7) The newly divorced 30 year-old woman who kept her looks. When she walks into the local bar, all the wives immediately scoot their chairs a little closer to their husbands. These wives flash each other desperate looks in hopes they can come up with an answer for this dangerous threat. The only solution they muster is the classical whispering into their husband’s ear, “Did you hear what a slut she is? It’s all over town what a slut she is, I just can’t believe what a slut she is.”
The 50 year-old ex-high school football jock that can not move on. This guy despises all neighboring towns.
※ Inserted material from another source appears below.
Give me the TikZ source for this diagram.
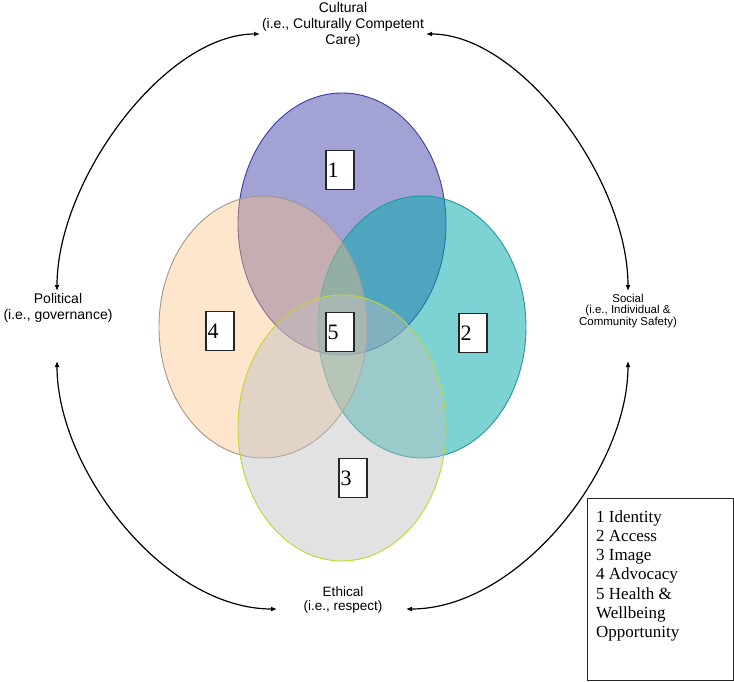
\documentclass[tikz,border=0pt]{standalone}
\usepackage{fontspec}
\setmainfont{Liberation Serif}
\newfontfamily\arialf{Liberation Sans}
\usetikzlibrary{arrows.meta}
\definecolor{purpbase}{RGB}{48,48,160}
\definecolor{purpline}{RGB}{60,60,160}
\definecolor{tealbase}{RGB}{0,169,171}
\definecolor{tealline}{RGB}{26,155,158}
\definecolor{peachbase}{RGB}{251,192,128}
\definecolor{peachline}{RGB}{160,150,145}
\definecolor{graybase}{RGB}{191,191,191}
\definecolor{grayline}{RGB}{195,212,45}
\tikzset{
  numbox/.style={draw=black!85, line width=1.2pt, fill=white, minimum width=28pt,
     minimum height=39pt, text width=25pt, inner xsep=1.5pt, align=left,
     font=\fontsize{22}{24}\selectfont},
  sidelabel/.style={align=center, inner sep=0pt},
  link/.style={line width=1.2pt, {Latex[length=6pt,width=5pt]}-{Latex[length=6pt,width=5pt]}},
  ring/.style={line width=0.9pt}
}
\begin{document}
\begin{tikzpicture}[x=1pt,y=-1pt]
\useasboundingbox (0,0) rectangle (734,682);
% ellipses
\path[ring, draw=purpline, fill=purpbase, fill opacity=0.45] (342,224) ellipse [x radius=104, y radius=131];
\path[ring, draw=tealline, fill=tealbase, fill opacity=0.51] (422,327) ellipse [x radius=104, y radius=131];
\path[ring, draw=peachline, fill=peachbase, fill opacity=0.40] (263,327) ellipse [x radius=104, y radius=131];
\path[ring, draw=grayline, fill=graybase, fill opacity=0.45] (342,428) ellipse [x radius=104, y radius=133];
% number boxes
\node[numbox] (n1) at (340,170) {1};
\node[numbox] (n2) at (473,333) {2};
\node[numbox] (n3) at (353,478) {3};
\node[numbox] (n4) at (220,331) {4};
\node[numbox] (n5) at (340,332) {5};
% labels
\node[sidelabel, font=\arialf\fontsize{14}{16}\selectfont] (cultural) at (343,25) {Cultural\\(i.e., Culturally Competent\\Care)};
\node[sidelabel, font=\arialf\fontsize{14}{15.5}\selectfont] (political) at (58,308) {Political\\(i.e., governance)};
\node[sidelabel, font=\arialf\fontsize{11.5}{10.5}\selectfont] (social) at (628,311) {Social\\(i.e., Individual \&\\Community Safety)};
\node[sidelabel, font=\arialf\fontsize{13.5}{14}\selectfont] (ethical) at (343,600) {Ethical\\(i.e., respect)};
% arrow end points
\coordinate (cl) at (260,34);
\coordinate (cr) at (426,34);
\coordinate (pt) at (57,291);
\coordinate (pb) at (57,361);
\coordinate (st) at (628,291);
\coordinate (sb) at (628,361);
\coordinate (el) at (277,609);
\coordinate (er) at (406,609);
\draw[link] (pt) .. controls (57,180) and (165,34) .. (cl);
\draw[link] (cr) .. controls (521,34) and (628,180) .. (st);
\draw[link] (pb) .. controls (57,470) and (165,609) .. (el);
\draw[link] (er) .. controls (518,609) and (628,470) .. (sb);
% legend
\node[draw=black!85, line width=1.2pt, minimum width=146pt, minimum height=182pt, anchor=north west] (legend) at (587,498) {};
\node[anchor=north west, inner sep=0pt, align=left, font=\fontsize{17}{19.3}\selectfont] (legendtext) at (596,510) {1 Identity\\2 Access\\3 Image\\4 Advocacy\\5 Health \&\\Wellbeing\\Opportunity};
\end{tikzpicture}
\end{document}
He can’t sleep for weeks after his daughter brings home a fella from one of those evil arch-rival neighboring towns. Rumors of problems in the rivals school system remains the only thing that keeps this guy from completely losing it.
9) The coolest guy back in high school who now is 25 years old. This person got all the girls, drove the best cars, and found himself at the center of every party. Now he doesn’t want to get stuck alone, but is too old to hang with the high scholars. He suddenly realizes that all the available single gals live in a big city. He gets mad because that hot new school teacher that just moved to town hooked up with the young successful farmer.
10) Every such town has its own newspaper ran by a knockout 26 year-old babe. This publisher is usually married to a seed corn jockey. The seed corn jockey can’t help irritating people. His die-hard belief in unfettered laissez-faire capitalism and trying to make folks think provide him with endless fodder for political discussion.
Yup. It’s true. The only thing that changes from town to town in SD is the name. I truly believe that the three main problems holding back prosperity in rural America are; 1) our bazaar identity with the municipality in which we live, 2) a general unwillingness to partner and work with neighboring towns, and 3) an absurd tendency to cling to the past.